To help encourage people to recycle their old batteries, the City of Red Deer has kicked off its first-ever school battery drive. The winning school gets to use the Kerry Wood Nature Centre’s planetarium for a week while two runners up will each get a decorated rain barrel.
Many people are unaware that old batteries, even the tiny ones, are a form of hazardous waste, say Pam Vust, environmental initiatives co-ordinator for the City of Red Deer, and Todd Nivens, programs co-ordinator at Kerry Wood Nature Centre. Environmental Services and the nature centre are working together on the project.
“The battery drive is designed to make it easy for people to recycle their batteries and prevent them from getting into the landfill,” said Vust.
Participating schools will be given barrels to sort and collect old batteries. Alkaline batteries are to be sorted separately from rechargeable batteries, which are put through a different process, said Vust.
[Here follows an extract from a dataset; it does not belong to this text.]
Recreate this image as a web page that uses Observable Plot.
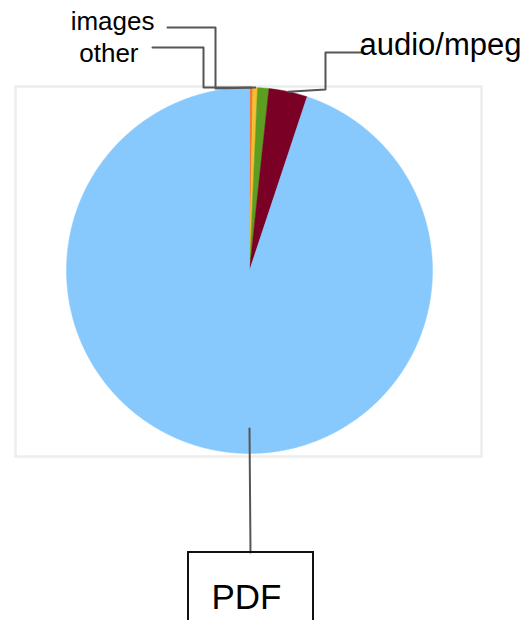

Car batteries are not accepted.
Participating schools weigh in during the windup barbecue at Kerry Wood Nature Centre on May 22.
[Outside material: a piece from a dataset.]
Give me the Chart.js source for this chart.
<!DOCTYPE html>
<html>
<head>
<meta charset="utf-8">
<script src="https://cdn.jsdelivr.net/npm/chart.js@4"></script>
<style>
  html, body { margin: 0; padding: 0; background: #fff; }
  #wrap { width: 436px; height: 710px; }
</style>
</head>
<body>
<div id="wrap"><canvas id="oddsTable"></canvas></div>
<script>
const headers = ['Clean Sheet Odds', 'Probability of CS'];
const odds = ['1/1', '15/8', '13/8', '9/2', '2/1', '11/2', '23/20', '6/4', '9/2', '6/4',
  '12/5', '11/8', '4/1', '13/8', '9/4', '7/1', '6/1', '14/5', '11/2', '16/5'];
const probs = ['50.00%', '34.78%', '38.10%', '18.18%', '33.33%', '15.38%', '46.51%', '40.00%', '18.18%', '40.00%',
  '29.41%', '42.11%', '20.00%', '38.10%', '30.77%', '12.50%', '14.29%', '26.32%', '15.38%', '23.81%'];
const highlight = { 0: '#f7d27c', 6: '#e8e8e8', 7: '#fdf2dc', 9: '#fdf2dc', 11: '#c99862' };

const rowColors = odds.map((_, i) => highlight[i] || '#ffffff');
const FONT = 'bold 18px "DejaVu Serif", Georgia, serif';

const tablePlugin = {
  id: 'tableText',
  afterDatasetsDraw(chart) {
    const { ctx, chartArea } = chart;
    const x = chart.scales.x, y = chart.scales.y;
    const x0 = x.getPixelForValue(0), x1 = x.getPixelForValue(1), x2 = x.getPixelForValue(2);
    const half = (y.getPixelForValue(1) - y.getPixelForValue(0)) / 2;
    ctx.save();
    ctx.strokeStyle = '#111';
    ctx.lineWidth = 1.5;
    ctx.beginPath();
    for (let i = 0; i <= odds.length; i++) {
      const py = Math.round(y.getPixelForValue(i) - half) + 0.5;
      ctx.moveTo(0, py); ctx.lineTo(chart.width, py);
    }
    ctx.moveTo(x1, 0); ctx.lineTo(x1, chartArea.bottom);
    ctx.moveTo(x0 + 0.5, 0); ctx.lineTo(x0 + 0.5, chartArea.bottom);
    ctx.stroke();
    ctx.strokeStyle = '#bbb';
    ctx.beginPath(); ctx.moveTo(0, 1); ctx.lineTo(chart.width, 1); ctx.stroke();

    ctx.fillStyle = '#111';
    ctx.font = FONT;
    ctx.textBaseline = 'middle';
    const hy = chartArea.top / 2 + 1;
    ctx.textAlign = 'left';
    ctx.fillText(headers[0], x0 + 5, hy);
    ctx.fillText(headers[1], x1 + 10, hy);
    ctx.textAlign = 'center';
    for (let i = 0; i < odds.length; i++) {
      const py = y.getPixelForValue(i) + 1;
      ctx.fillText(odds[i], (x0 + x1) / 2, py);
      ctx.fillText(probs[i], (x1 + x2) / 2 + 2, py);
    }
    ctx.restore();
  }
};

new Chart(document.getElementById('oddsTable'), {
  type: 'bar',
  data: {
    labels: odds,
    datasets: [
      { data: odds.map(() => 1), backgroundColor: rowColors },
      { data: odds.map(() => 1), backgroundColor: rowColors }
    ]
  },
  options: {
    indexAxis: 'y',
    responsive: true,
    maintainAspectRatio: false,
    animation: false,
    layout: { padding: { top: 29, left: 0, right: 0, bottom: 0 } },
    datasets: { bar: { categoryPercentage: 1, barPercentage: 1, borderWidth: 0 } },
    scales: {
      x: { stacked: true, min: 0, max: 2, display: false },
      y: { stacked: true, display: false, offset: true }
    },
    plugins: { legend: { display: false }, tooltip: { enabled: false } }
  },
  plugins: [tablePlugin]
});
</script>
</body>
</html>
Information about the battery drive is available from Nivens at 403-346-2010, ext. 106.
To learn more about hazardous waste programs in Red Deer, visit www.reddeer.ca/envservices or call 403-342-8750.
Trail report coming soon
A final report on the plans for the Rocky Mountain House to Nordegg Trail will be released by the end of May.
Mike Haugen, community and protective services manager for Clearwater County, said the county will still accept feedback from people on the draft plans for the next couple of days to be considered for the report.
The final report will include the costs of the project and the phases in which it will be completed.
The three-metre wide trail is expected to have rest stops, picnic sites and a few remote campsites.
It will be open for both motorized and non-motorized traffic.
A name hasn’t yet been chosen, but some of the contenders include: Martin Nordegg Trail, Coal Miners’ Trail, North Saskatchewan Valley Trail and Clearwater Heritage Trail.
Haugen said once the final report is finished, the next step will be moving forward with implementation.
A management agreement will need to be drawn up, likely between Clearwater County and the province, and many government approvals will be needed for stream crossings, development and construction along the trail.
Designs for the bridges, culverts, staging areas, road and highway crossings have yet to be determined.
Haugen said once the final report is completed they will also start to examine possible funding for the project. Organizers also want to create and emergency response plan and a trail stewards plan to look after the trail system.